Much of the credit goes to PA prime minister Salam Fayyad, a U.S.-trained economist whose integrity, candor, and effective administration of the PA have made him a favorite of the United States and all other donors. Fayyad, a former finance minister (who brought order from chaos in the PA’s finances and continues to fight PA corruption), has presided over continuing economic growth in the West Bank and maintains a working if unfriendly relationship with Israeli officials. Fayyad is well aware of the history of his sometime partner, sometime foe in Jerusalem, the government of Israel, and indeed of the history of the entire Zionist enterprise: Institutions were built over long decades to prepare for Israel’s independence despite the uncertainty of when it would arrive. The Zionists struggled to be ready, hoping thereby also to bring the day closer. That is Fayyad’s task for the Palestinian people, as he appears to see it.
He gets remarkably little help, from either Arab states or the West. The willingness of oil-rich Arab leaders to supply Palestinians with endless amounts of rhetoric and precious little cash is not new, though the high oil prices of recent years made it all the more obscene. But Fayyad has also had less help from the West than one might expect. The shift away from realistic efforts to build Palestinian institutions and toward international conferences like Annapolis put President Abbas in the limelight, not the pragmatic work of Fayyad and his ministers. So Abbas traveled from capital to capital, as he continues to do, safely removed from the difficult work of building the basis for an independent Palestine. If the West Bank had a factory with a thousand jobs for every such trip, for every photo op with a smiling foreign leader, and for every international conference, the Palestinians there would be thriving.
What are the chances that such meetings will produce a final status agreement in 2009? None. Despite the pressures for progress after Annapolis, little progress was made in 2008, and if anything conditions are worse now.
Instead, Abrams suggests a return "to the realistic assessments and policies that marked Bush’s first term":
In practice, this suggests an intense concentration on building Palestinian institutions in the West Bank.
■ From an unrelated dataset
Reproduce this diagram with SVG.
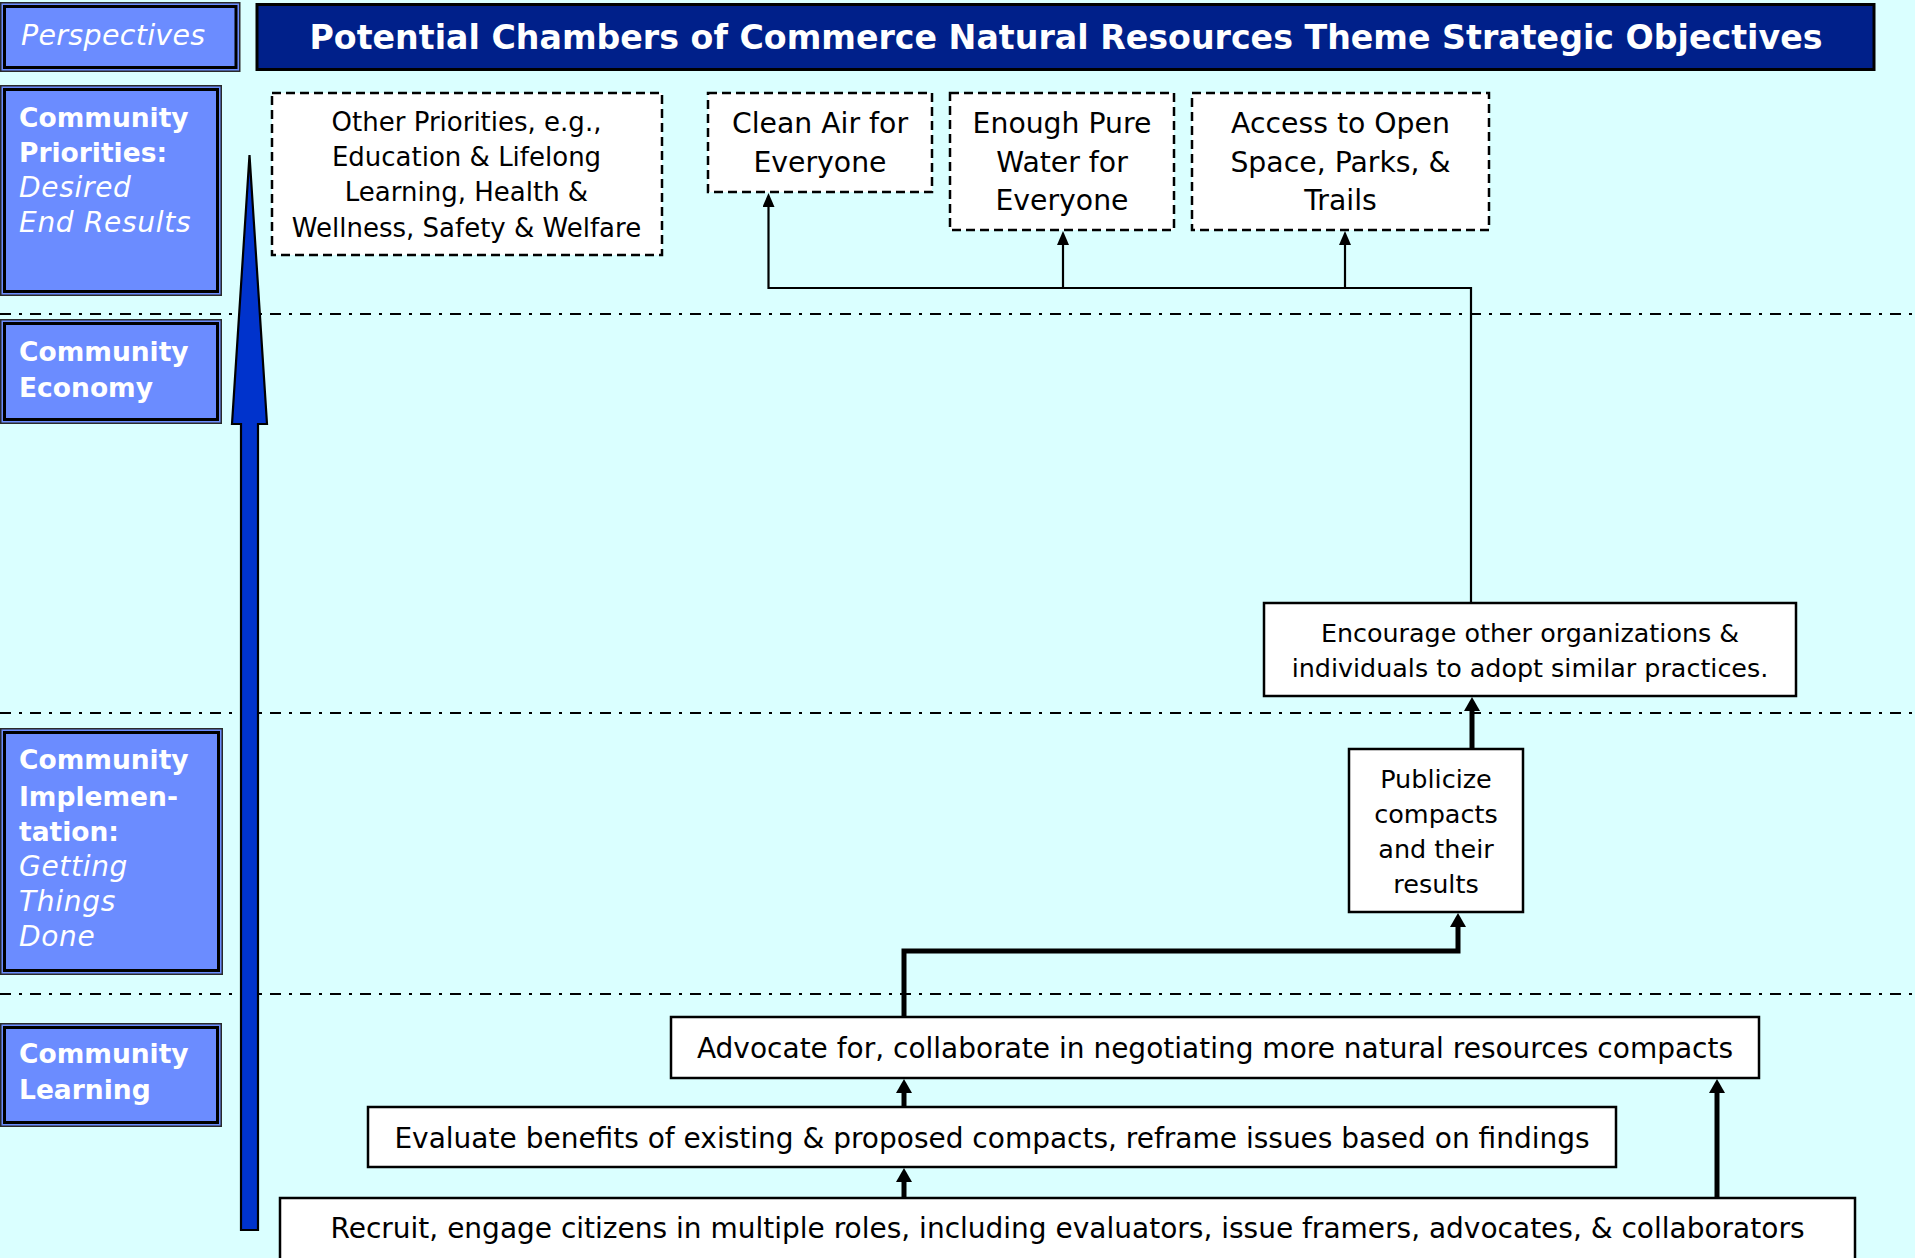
<svg xmlns="http://www.w3.org/2000/svg" width="1915" height="1258" viewBox="0 0 1915 1258">
<defs>
<style>
.lbl-o{fill:#6B8CFF;stroke:#2a2a2a;stroke-width:1.5}
.lbl-i{fill:none;stroke:#000;stroke-width:3}
.lt{font-family:"DejaVu Sans",Verdana,sans-serif;fill:#fff;font-size:26.5px}
.b{font-weight:bold}
.it{font-style:italic;font-size:28px;letter-spacing:0.7px}
.dbox{fill:#fff;stroke:#000;stroke-width:2.5;stroke-dasharray:9 5}
.sbox{fill:#fff;stroke:#000;stroke-width:2.5}
.bt{font-family:"DejaVu Sans",Verdana,sans-serif;fill:#000;text-anchor:middle}
.sep{stroke:#000;stroke-width:2;stroke-dasharray:11 8 3 8;fill:none}
.thin{fill:none;stroke:#000;stroke-width:2.2;marker-end:url(#a1)}
.thick{fill:none;stroke:#000;stroke-width:5;marker-end:url(#a2)}
</style>
<marker id="a1" markerUnits="userSpaceOnUse" viewBox="0 0 14 12" markerWidth="14" markerHeight="12" refX="1" refY="6" orient="auto"><path d="M0,0L14,6L0,12Z" fill="#000"/></marker>
<marker id="a2" markerUnits="userSpaceOnUse" viewBox="0 0 14 16" markerWidth="14" markerHeight="16" refX="1" refY="8" orient="auto"><path d="M0,0L14,8L0,16Z" fill="#000"/></marker>
</defs>
<rect x="0" y="0" width="1915" height="1258" fill="#DAFFFF"/>

<g id="separators">
<line class="sep" x1="0" y1="314" x2="1915" y2="314"/>
<line class="sep" x1="0" y1="713" x2="1915" y2="713"/>
<line class="sep" x1="0" y1="994" x2="1915" y2="994"/>
</g>

<g id="perspectives">
<rect class="lbl-o" x="0.75" y="2.75" width="239" height="68.5"/>
<rect class="lbl-i" x="4.5" y="6.5" width="231.5" height="61"/>
<text class="lt it" x="21" y="45" style="font-size:28.5px;letter-spacing:0.3px">Perspectives</text>
</g>

<g id="title">
<rect x="257" y="4.5" width="1617" height="65" fill="#00208A" stroke="#000" stroke-width="3"/>
<text x="1066" y="49" font-family="'DejaVu Sans',Verdana,sans-serif" font-weight="bold" font-size="33" fill="#fff" text-anchor="middle" textLength="1513" lengthAdjust="spacingAndGlyphs">Potential Chambers of Commerce Natural Resources Theme Strategic Objectives</text>
</g>

<g id="lbl-priorities">
<rect class="lbl-o" x="0.75" y="85.75" width="220.5" height="209.5"/>
<rect class="lbl-i" x="4.5" y="89.5" width="213" height="202"/>
<text class="lt b" x="19" y="127">Community</text>
<text class="lt b" x="19" y="162">Priorities:</text>
<text class="lt it" x="19" y="197">Desired</text>
<text class="lt it" x="19" y="232">End Results</text>
</g>

<g id="lbl-economy">
<rect class="lbl-o" x="0.75" y="319.75" width="220.5" height="103.5"/>
<rect class="lbl-i" x="4.5" y="323.5" width="213" height="96"/>
<text class="lt b" x="19" y="361">Community</text>
<text class="lt b" x="19" y="397">Economy</text>
</g>

<g id="lbl-implementation">
<rect class="lbl-o" x="0.75" y="728.75" width="221.5" height="245.5"/>
<rect class="lbl-i" x="4.5" y="732.5" width="214" height="238"/>
<text class="lt b" x="19" y="769">Community</text>
<text class="lt b" x="19" y="806">Implemen-</text>
<text class="lt b" x="19" y="841">tation:</text>
<text class="lt it" x="19" y="876">Getting</text>
<text class="lt it" x="19" y="911">Things</text>
<text class="lt it" x="19" y="946">Done</text>
</g>

<g id="lbl-learning">
<rect class="lbl-o" x="0.75" y="1023.75" width="220.5" height="102.5"/>
<rect class="lbl-i" x="4.5" y="1027.5" width="213" height="95"/>
<text class="lt b" x="19" y="1063">Community</text>
<text class="lt b" x="19" y="1099">Learning</text>
</g>

<g id="big-arrow">
<polygon points="249.5,155 267,424 258,424 258,1230 241,1230 241,424 232,424" fill="#0033CC" stroke="#000" stroke-width="2.2" stroke-linejoin="miter"/>
</g>

<g id="other-priorities">
<rect class="dbox" x="272" y="93" width="390" height="162"/>
<text class="bt" font-size="26"><tspan x="466.5" y="131">Other Priorities, e.g.,</tspan><tspan x="466.5" y="166">Education &amp; Lifelong</tspan><tspan x="466.5" y="201">Learning, Health &amp;</tspan><tspan x="466.5" y="237">Wellness, Safety &amp; Welfare</tspan></text>
</g>

<g id="clean-air">
<rect class="dbox" x="708" y="93" width="224" height="99"/>
<text class="bt" font-size="28.3"><tspan x="820" y="133">Clean Air for</tspan><tspan x="820" y="172">Everyone</tspan></text>
</g>

<g id="pure-water">
<rect class="dbox" x="950" y="93" width="224" height="137"/>
<text class="bt" font-size="28.3"><tspan x="1062" y="133">Enough Pure</tspan><tspan x="1062" y="172">Water for</tspan><tspan x="1062" y="210">Everyone</tspan></text>
</g>

<g id="open-space">
<rect class="dbox" x="1192" y="93" width="297" height="137"/>
<text class="bt" font-size="28.3"><tspan x="1340.5" y="133">Access to Open</tspan><tspan x="1340.5" y="172">Space, Parks, &amp;</tspan><tspan x="1340.5" y="210">Trails</tspan></text>
</g>

<g id="encourage">
<rect class="sbox" x="1264" y="603" width="532" height="93"/>
<text class="bt" font-size="25.4"><tspan x="1530" y="642">Encourage other organizations &amp;</tspan><tspan x="1530" y="677">individuals to adopt similar practices.</tspan></text>
</g>

<g id="publicize">
<rect class="sbox" x="1349" y="749" width="174" height="163"/>
<text class="bt" font-size="25.5"><tspan x="1436" y="788">Publicize</tspan><tspan x="1436" y="823">compacts</tspan><tspan x="1436" y="858">and their</tspan><tspan x="1436" y="893">results</tspan></text>
</g>

<g id="advocate">
<rect class="sbox" x="671" y="1017" width="1088" height="61"/>
<text class="bt" font-size="28" x="1215" y="1058">Advocate for, collaborate in negotiating more natural resources compacts</text>
</g>

<g id="evaluate">
<rect class="sbox" x="368" y="1107" width="1248" height="60"/>
<text class="bt" font-size="28" x="992" y="1148">Evaluate benefits of existing &amp; proposed compacts, reframe issues based on findings</text>
</g>

<g id="recruit">
<rect class="sbox" x="280" y="1198" width="1575" height="66"/>
<text class="bt" font-size="28" x="1067.5" y="1238">Recruit, engage citizens in multiple roles, including evaluators, issue framers, advocates, &amp; collaborators</text>
</g>

<g id="connectors">
<path class="thin" d="M1471,603 V288 H768.5 V206"/>
<path class="thin" d="M1063,288 V244"/>
<path class="thin" d="M1345,288 V244"/>
<path class="thick" d="M1472,749 V710"/>
<path class="thick" d="M904,1017 V951 H1458 V926"/>
<path class="thick" d="M904,1107 V1092"/>
<path class="thick" d="M904,1198 V1181"/>
<path class="thick" d="M1717,1198 V1092"/>
</g>
</svg>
There is much to build on, with security force improvements well under way, the economy in decent shape, and a reliable and trustworthy leader in Prime Minister Fayyad. Neither the United States nor Israel has done nearly as much as it can to promote progress on the ground, allowing Palestinians in the West Bank freer movement and helping create more jobs and a better standard of living. After the Gaza war, Israel appears prepared to do more, and should be asked to do so; Israel has a strategic interest in the success of the Palestinian Authority in the West Bank and of moderate forces in Palestinian society more generally. Arab states should be pressured intensely to provide the funds needed to meet the PA payroll and undertake sensible investment projects, for example in housing and agriculture. The United States and the Quartet should take some time away from endless meetings and speeches and resolutions calling for immediate negotiations over final status issues, and turn instead to making real life in the West Bank better and more secure. If there is ever to be a Palestinian state, it will be the product of such activities, not of formulaic pronouncements about the need for Palestinian statehood now.
And he even wonders whether statehood is "the best and most sensible goal for Palestinians":
When I served under Secretary of State George Shultz in the Reagan administration, we were expressly opposed to that outcome and favored some links to Egypt and Jordan. On security and economic grounds, such links are no less reasonable now; indeed, given Hamas control of Gaza and the Iranian threat to moderate Arab states as well as to Israel, they may be even more compelling. As we’ve seen, President Bush in 2002 stated that the Palestinians should "reach agreement with Israel and Egypt and Jordan on security and other arrangements for independence."
Now, even the mention of Egyptian and Jordanian involvement will evoke loud protests, not least in Amman and Ramallah, and perhaps U.S. policymakers should think but not speak about such an outcome. There are many and varied possible relationships between a Palestinian entity in the West Bank and the Hashemite monarchy, and if none can be embraced today, none should be discarded either. One Arab statesman told me when I asked him about a Jordanian role that there "must absolutely be an independent Palestinian state in the West Bank–if only for 15 minutes," and then they could decide on some form of federation or at least a Jordanian security role for the area. If the greatest Israeli, Jordanian, and Egyptian fears are of terrorism, disorder, and Iranian inroads in a Palestinian West Bank state, a Jordanian role is a practical means of addressing those fears.